If anyone has read my "He's from the country..." thread they'll understand the context to this.
This morning we were having breakfast and he started saying he'd bumped into an old friend who suggested going on a skiing holiday in February and he was all up for it. We had talked about doing this too before he bumped into his friend. He said he realised that initially we had said we would go as a couple but it was up to me.
Basically I then completely lost my rag.
I started going on about how all of a sudden his friend (and girlfriend) are involved so suddenly he's getting proactive. I then linked that with the moving in together issue, and went on this rant about how I was fed up of stuff centring around his friends and family, how I was sick of having to force and push every decision (going on holiday, moving in, etc) otherwise nothing ever happens. Said I was frustrated that when its just me nothing really happens but all of a sudden his mate wants to go on holiday too and we're making plans.

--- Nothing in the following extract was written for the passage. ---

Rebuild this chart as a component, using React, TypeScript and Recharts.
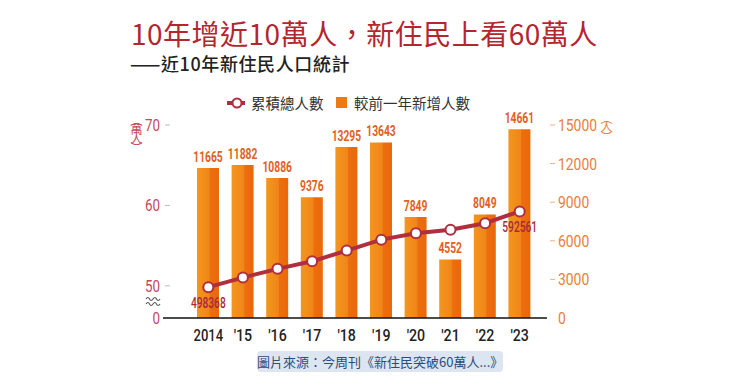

I think my iwn issue is as a kid we werent allowed to voice any unhappiness of any kind (with some pretty unhappy events) so I must have learnt not to express negative feelings. This means they build up and I end up losing it like I did this morning.

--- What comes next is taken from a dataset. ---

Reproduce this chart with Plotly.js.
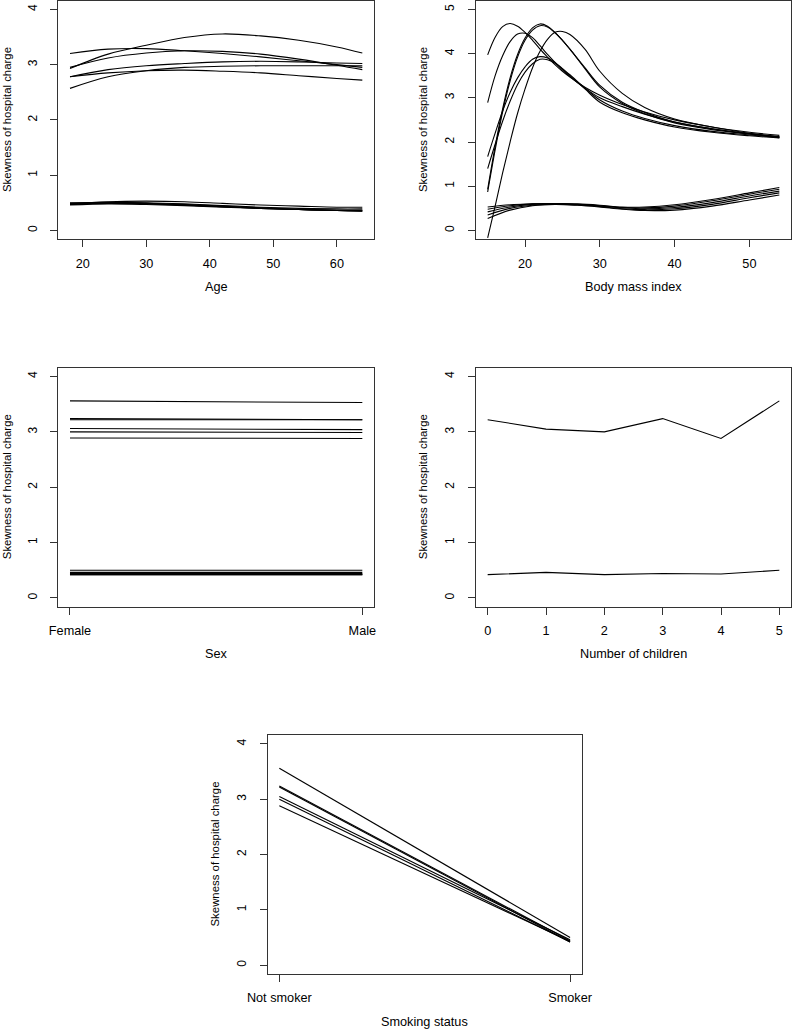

He looked really hurt and said "I get it. Basically you want me to be less drippy about things" and said we should talk about it calmly this evening as he was already late for work.
I just feel like shit.
I feel so bad for having blown up but I also feel deeply frustrated and like I'm having to bend and compromise all the time. Tgis weekend its his birthday so Saturday his only day off will be dinner with his friends, Sunday will be dinner with his family, apparently our holiday will now be holiday with his friends, I cant tell anymore whether im unreasonable or reasonable I just know i feel exhausted and frustrated and guilty.